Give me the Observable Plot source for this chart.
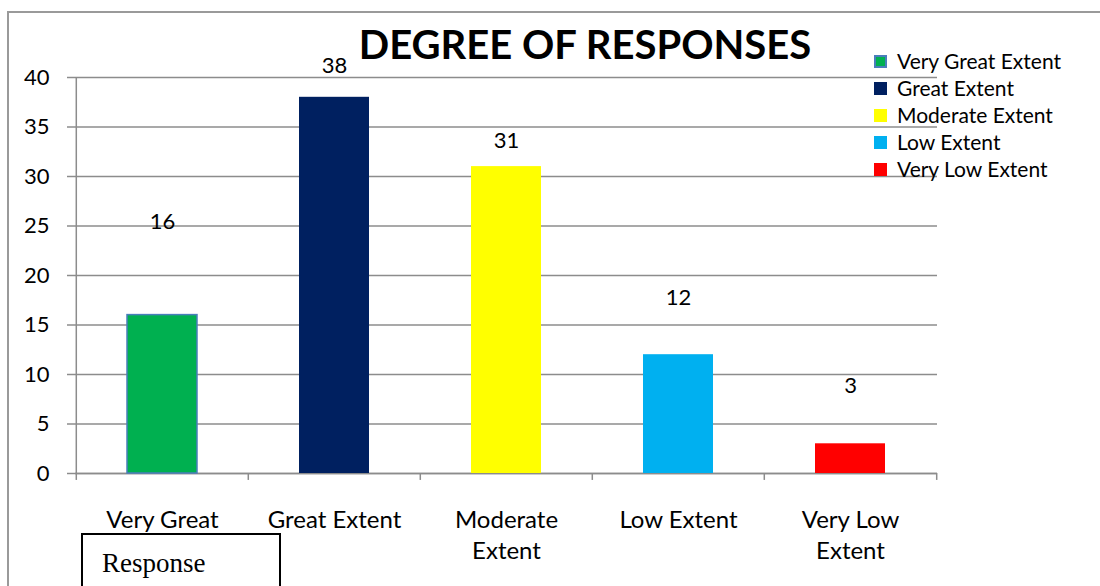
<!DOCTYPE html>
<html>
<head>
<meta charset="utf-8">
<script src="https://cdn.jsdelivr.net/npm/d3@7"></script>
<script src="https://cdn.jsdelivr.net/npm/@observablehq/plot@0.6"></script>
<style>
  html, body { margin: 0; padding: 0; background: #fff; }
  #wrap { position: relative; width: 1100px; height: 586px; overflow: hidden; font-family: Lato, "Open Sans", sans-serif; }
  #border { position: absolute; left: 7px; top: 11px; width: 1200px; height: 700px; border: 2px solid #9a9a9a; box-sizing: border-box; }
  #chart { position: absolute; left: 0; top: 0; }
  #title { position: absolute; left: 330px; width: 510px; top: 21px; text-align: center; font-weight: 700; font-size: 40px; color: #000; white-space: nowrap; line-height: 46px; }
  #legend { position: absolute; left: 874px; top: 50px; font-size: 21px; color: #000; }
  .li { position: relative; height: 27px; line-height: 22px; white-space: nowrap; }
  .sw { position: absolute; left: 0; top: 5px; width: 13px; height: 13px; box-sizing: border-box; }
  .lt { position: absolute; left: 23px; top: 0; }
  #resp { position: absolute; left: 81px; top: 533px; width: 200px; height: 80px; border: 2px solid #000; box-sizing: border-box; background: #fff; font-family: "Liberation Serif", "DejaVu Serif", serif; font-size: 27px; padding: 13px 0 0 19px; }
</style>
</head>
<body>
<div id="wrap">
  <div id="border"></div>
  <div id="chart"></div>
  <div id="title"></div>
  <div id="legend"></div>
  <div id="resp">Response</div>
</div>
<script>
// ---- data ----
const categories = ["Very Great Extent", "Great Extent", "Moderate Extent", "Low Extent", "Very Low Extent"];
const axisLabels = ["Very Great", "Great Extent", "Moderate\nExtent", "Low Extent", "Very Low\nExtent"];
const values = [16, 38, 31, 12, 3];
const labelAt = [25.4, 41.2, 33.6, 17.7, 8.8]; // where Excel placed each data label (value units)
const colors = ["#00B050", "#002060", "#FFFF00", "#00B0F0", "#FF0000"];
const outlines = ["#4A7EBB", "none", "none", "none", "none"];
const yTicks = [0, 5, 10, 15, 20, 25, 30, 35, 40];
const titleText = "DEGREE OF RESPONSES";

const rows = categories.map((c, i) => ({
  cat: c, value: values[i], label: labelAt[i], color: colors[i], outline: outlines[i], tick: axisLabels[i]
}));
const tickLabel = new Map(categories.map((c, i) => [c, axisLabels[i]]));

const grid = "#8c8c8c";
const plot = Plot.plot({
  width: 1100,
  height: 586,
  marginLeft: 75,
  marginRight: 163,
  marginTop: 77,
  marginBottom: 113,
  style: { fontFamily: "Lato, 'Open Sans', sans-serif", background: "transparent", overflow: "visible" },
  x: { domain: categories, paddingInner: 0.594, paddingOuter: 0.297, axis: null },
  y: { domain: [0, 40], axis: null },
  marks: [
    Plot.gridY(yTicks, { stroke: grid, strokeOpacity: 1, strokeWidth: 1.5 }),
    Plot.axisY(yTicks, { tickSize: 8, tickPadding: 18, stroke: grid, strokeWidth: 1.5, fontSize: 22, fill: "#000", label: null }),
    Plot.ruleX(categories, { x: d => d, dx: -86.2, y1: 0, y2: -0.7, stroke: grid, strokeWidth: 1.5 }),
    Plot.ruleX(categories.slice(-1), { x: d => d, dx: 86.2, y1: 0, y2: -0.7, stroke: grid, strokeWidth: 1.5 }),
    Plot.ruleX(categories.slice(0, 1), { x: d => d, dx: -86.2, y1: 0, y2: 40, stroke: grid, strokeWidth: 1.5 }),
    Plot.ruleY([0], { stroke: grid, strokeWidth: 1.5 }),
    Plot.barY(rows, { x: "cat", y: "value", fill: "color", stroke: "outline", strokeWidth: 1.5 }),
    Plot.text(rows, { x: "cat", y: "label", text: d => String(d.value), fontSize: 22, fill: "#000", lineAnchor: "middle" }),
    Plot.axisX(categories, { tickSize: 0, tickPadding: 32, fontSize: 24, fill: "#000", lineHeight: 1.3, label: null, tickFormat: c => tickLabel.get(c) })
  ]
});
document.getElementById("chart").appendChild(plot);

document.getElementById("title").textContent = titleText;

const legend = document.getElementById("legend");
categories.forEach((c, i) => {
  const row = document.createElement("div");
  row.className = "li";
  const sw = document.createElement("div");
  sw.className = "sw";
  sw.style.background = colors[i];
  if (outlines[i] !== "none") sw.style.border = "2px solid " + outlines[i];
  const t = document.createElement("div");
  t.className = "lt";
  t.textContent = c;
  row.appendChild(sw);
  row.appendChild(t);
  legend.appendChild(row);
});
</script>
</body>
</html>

——

## Written problem:
Say how many lines contain "chart", and give nothing but that number.

## The output:
4